Chelsea Putnam knew that her job put her in dangerous situations. As the manager of George’s Tavern in downtown Sanford, Florida, it was her job to close and lock the business in the early morning hours.
It was Thursday morning around 2 a.m. when Chelsea called her veteran boyfriend to let him know she was about to close the bar. Thankfully, he was there waiting in the parking lot when she set the alarms and turned the lock on the back door.
She never saw her attacker.
The stranger was hiding in a portable toilet that happened to be in the parking lot next to Chelsea’s car. He is believed to have been waiting there for hours, and he leaped from the toilet and attacked her from behind as she reached for her keys.
Security video showed that Chelsea dropped her keys and purse next to her car when she was assaulted. The attacker, who was wearing gloves, reportedly grabbed her by the throat and forced her to the ground. He struck her head to the pavement several times and ripped open the front of her blouse.
She was on the ground even before her boyfriend could respond. As Chelsea told reporters later, “I have three kids at home. I thought I was going to die, and my three kids wouldn’t have a mother anymore.”
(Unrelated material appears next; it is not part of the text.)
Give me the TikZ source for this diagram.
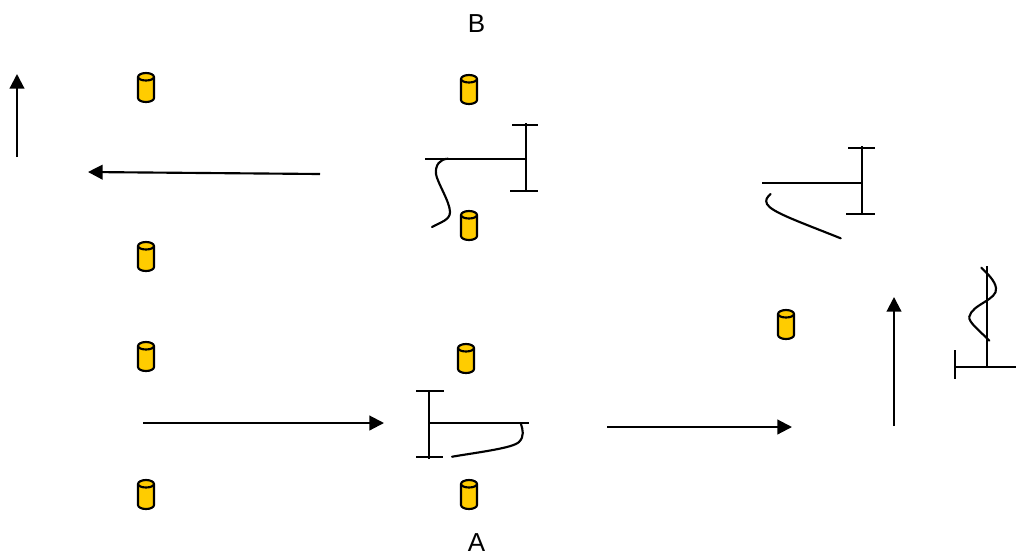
\documentclass[tikz,border=0pt]{standalone}
\usepackage{fontspec}
\setmainfont{Liberation Sans}
\usetikzlibrary{arrows.meta}
\definecolor{cylfill}{RGB}{255,204,0}
\tikzset{
  x=0.75pt,y=-0.75pt,
  linework/.style={line width=1.6pt,black},
  curveline/.style={line width=1.6pt,black,line cap=round},
  flow/.style={line width=1.6pt,black,-{Triangle[length=11pt,width=11pt]}},
  letter/.style={font=\fontsize{19.5pt}{21pt}\selectfont,inner sep=0pt,text=black},
  pics/can/.style={code={
    \draw[line width=1.6pt,fill=cylfill] (-8,4) -- (-8,25) arc[start angle=180,end angle=0,x radius=8,y radius=4] -- (8,4) arc[start angle=0,end angle=-180,x radius=8,y radius=4] -- cycle;
    \draw[line width=1.6pt] (-8,4) arc[start angle=180,end angle=0,x radius=8,y radius=3.5];
  }}
}
\begin{document}
\begin{tikzpicture}
\useasboundingbox (0,0) rectangle (1016,554);
\node[letter] (labelB) at (476.5,23.5) {B};
\node[letter] (labelA) at (476.5,543) {A};
% cylinders
\pic at (146,73) {can};
\pic at (469,75) {can};
\pic at (469,211) {can};
\pic at (146,242) {can};
\pic at (146,342) {can};
\pic at (466,344) {can};
\pic at (786,310) {can};
\pic at (146,480) {can};
\pic at (469,480) {can};
% arrows
\coordinate (a1s) at (320,174); \coordinate (a1e) at (88,172);
\coordinate (a2s) at (143,423); \coordinate (a2e) at (384,423);
\coordinate (a3s) at (607,427); \coordinate (a3e) at (792,427);
\coordinate (a4s) at (894,426); \coordinate (a4e) at (894,297);
\coordinate (a5s) at (17,157); \coordinate (a5e) at (17,74);
\draw[flow] (a1s) -- (a1e);
\draw[flow] (a2s) -- (a2e);
\draw[flow] (a3s) -- (a3e);
\draw[flow] (a4s) -- (a4e);
\draw[flow] (a5s) -- (a5e);
% profile top centre
\draw[linework] (425,159) -- (526,159);
\draw[linework] (526,123) -- (526,191);
\draw[linework] (512,125) -- (538,125);
\draw[linework] (510,191) -- (538,191);
\draw[curveline] (448,158.7) .. controls (440,159) and (435,165) .. (436,174) .. controls (437,182) and (450,202) .. (450,212) .. controls (450,220) and (441,222) .. (432,227);
% profile bottom centre
\draw[linework] (429,390) -- (429,459);
\draw[linework] (416,391) -- (444,391);
\draw[linework] (416,457) -- (443,457);
\draw[linework] (429,423) -- (529,423);
\draw[curveline] (520.7,423) .. controls (523,430) and (524.5,436.5) .. (519,442) .. controls (513,448) and (480,452) .. (452,456.7);
% profile top right
\draw[linework] (762,183) -- (862,183);
\draw[linework] (862,146) -- (862,214);
\draw[linework] (848,148) -- (875,148);
\draw[linework] (846,214) -- (875,214);
\draw[curveline] (770.7,194) .. controls (767,197) and (765,200) .. (767,204) .. controls (771,212) and (800,222) .. (840.7,238.3);
% profile far right
\draw[linework] (987,266) -- (987,367);
\draw[linework] (955,367) -- (1016,367);
\draw[linework] (955,350) -- (955,379);
\draw[curveline] (981.3,267.7) .. controls (988,274) and (995,281) .. (996,288) .. controls (998,300) and (972,304) .. (969.3,316.7) .. controls (968,322) and (980,331) .. (989.3,340.7);
\end{tikzpicture}
\end{document}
She said the violent criminal wrapped his hands around her throat and started strangling her. “He wouldn’t let me go and I kind of let out a scream. He got me on the ground, started bashing my head in, rip my shirt.” Death seemed to be waiting for her.
That, thankfully, did not happen. The boyfriend quickly exited his vehicle and fired several shots at the attacker, who then ran. He found Chelsea covered with bruises and mud from the vicious assault, and someone then called 911.
When law enforcement arrived, they found the attacker dead in the back of the parking lot. Officials called it an attempted carjacking, though the intended victim believes the assailant’s intentions may have been for more than just her car.
She noted that when her purse and keys hit the ground next to her car, “he just kept on attacking me. That’s why I don’t think it was a carjacking.” Chelsea said the man watched her in the bar for hours.
Putnam’s father told local media that his daughter suffered mild head injuries in the assault. As George’s Tavern customer Al Moon remarked, “Thank God her boyfriend is a special ops guy and came out and saved her life.”
Chelsea described her hero as “173rd Airborne. He’s my angel, he’s my saving grace. Like I said, if it wasn’t for him, I’d be dead, and I wouldn’t be going home to my three kids.”
The heroic boyfriend does not face charges, and Chelsea said she intends to return to work. She also gets the privilege of continuing to be mother to her three children.
Some jobs are inherently dangerous, and closing down a bar or any type of business late at night can make a person a target. Chelsea was smart to call her boyfriend, though it is not likely that he would be there every night to protect her from harm.
There were security cameras present, and the police undoubtedly were there within minutes. But again, it’s another case of an armed good guy — a civilian — who saved someone from a likely tragic end.
These are the stories, and this is the narrative that deserves telling and retelling. If left to the mainstream media, all anyone would know is that guns are used by criminals to prey on the innocent. Politicians now call the Second Amendment a “suicide pact” and work for it to be dismantled.
Instead, all the precious freedoms enshrined in the Constitution deserve full protection. As one lucky bar manager can attest, without the freedom to keep and bear arms, her life would have been forever changed or even ended in the early morning hours in a lonely parking lot.